Data:
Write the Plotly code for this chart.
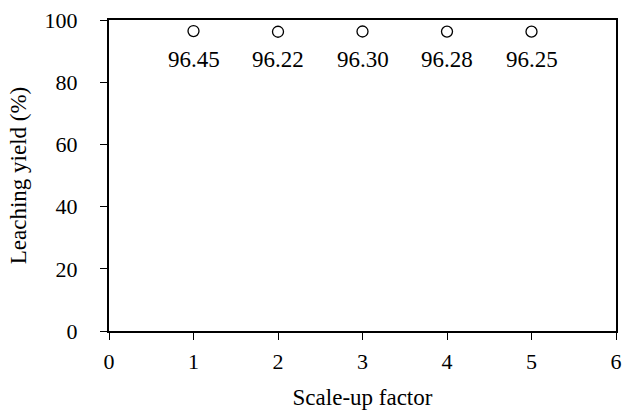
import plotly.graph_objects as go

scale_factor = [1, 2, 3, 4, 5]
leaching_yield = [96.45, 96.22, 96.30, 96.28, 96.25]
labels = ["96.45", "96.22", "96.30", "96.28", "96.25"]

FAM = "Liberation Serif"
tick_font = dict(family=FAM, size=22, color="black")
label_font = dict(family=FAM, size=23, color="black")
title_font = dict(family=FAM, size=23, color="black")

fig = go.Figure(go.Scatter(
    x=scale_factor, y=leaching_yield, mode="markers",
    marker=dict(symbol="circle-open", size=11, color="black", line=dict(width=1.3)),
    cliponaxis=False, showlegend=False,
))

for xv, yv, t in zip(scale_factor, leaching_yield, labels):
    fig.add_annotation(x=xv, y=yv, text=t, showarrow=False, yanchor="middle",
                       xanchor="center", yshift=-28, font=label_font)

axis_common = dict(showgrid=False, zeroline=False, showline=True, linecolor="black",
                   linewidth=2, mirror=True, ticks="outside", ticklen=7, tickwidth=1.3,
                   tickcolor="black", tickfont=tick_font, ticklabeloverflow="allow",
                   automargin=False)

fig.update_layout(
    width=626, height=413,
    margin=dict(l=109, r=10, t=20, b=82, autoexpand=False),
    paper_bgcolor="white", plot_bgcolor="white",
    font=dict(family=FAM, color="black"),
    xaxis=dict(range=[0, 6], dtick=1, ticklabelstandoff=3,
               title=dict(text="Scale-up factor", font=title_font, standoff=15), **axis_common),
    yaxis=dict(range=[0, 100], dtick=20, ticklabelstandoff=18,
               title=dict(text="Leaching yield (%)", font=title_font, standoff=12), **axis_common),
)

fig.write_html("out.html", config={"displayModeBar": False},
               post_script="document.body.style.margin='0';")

Given task: Write the listing out a second time exactly, dropping all images.

Full solution:
Write the Plotly code for this chart.
import plotly.graph_objects as go

scale_factor = [1, 2, 3, 4, 5]
leaching_yield = [96.45, 96.22, 96.30, 96.28, 96.25]
labels = ["96.45", "96.22", "96.30", "96.28", "96.25"]

FAM = "Liberation Serif"
tick_font = dict(family=FAM, size=22, color="black")
label_font = dict(family=FAM, size=23, color="black")
title_font = dict(family=FAM, size=23, color="black")

fig = go.Figure(go.Scatter(
    x=scale_factor, y=leaching_yield, mode="markers",
    marker=dict(symbol="circle-open", size=11, color="black", line=dict(width=1.3)),
    cliponaxis=False, showlegend=False,
))

for xv, yv, t in zip(scale_factor, leaching_yield, labels):
    fig.add_annotation(x=xv, y=yv, text=t, showarrow=False, yanchor="middle",
                       xanchor="center", yshift=-28, font=label_font)

axis_common = dict(showgrid=False, zeroline=False, showline=True, linecolor="black",
                   linewidth=2, mirror=True, ticks="outside", ticklen=7, tickwidth=1.3,
                   tickcolor="black", tickfont=tick_font, ticklabeloverflow="allow",
                   automargin=False)

fig.update_layout(
    width=626, height=413,
    margin=dict(l=109, r=10, t=20, b=82, autoexpand=False),
    paper_bgcolor="white", plot_bgcolor="white",
    font=dict(family=FAM, color="black"),
    xaxis=dict(range=[0, 6], dtick=1, ticklabelstandoff=3,
               title=dict(text="Scale-up factor", font=title_font, standoff=15), **axis_common),
    yaxis=dict(range=[0, 100], dtick=20, ticklabelstandoff=18,
               title=dict(text="Leaching yield (%)", font=title_font, standoff=12), **axis_common),
)

fig.write_html("out.html", config={"displayModeBar": False},
               post_script="document.body.style.margin='0';")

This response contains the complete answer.